Certainly you can be a yogi and learn to translate its lessons into your interactions with others and you can be a martial artist and learn to translate its actions with yourself. But together, they synergize and synchronize to accelerate the lessons reverberating impact.

A segment of the yoga community becomes passive aggressive and socially judgmental. I suspect this behavior comes from a perceived vulnerability to external threats and latent fear of victimization by those capable of addressing force. This segment of the population misunderstands that they can either remove that vulnerability themselves or rely upon their brethren who can. But unfortunately they can, through misunderstanding the ability to address external violence as the want of violence, demonize those capable of defending against its tide.

V/R,
Scott Sonnon
www.facebook.com/ScottSonnon

  1. 2 Responses to “Make Peace with your Warrior”

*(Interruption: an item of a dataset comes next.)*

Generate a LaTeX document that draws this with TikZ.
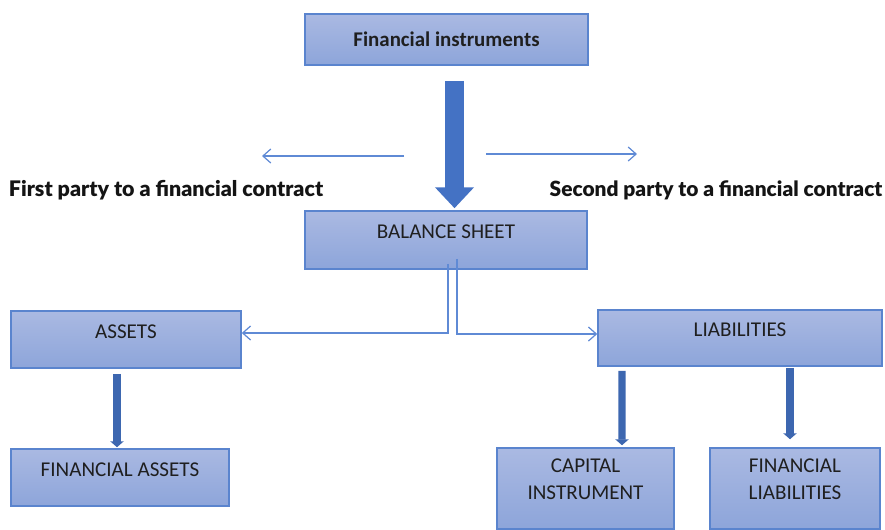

  2. It is amazing how many paths there are up the same mountain, but yet how hard it is for us to accept someone elses path as being a valid one. I also love how we make both yoga and martial arts more palatable by creating hybrids like cardio kick-boxing or active stretching.

    By Richard on Jul 10, 2012

  3. I agree with the sentiment posted. Martial arts can be a kind of “yoga”. Yoga means union and there are many yogas. Ultimately, all yogas are striving for union with God, the Creator, Spirit, or the Universe. Higher martial arts are all about finding unity and union: first with oneself, then an opponent, and eventually with everything.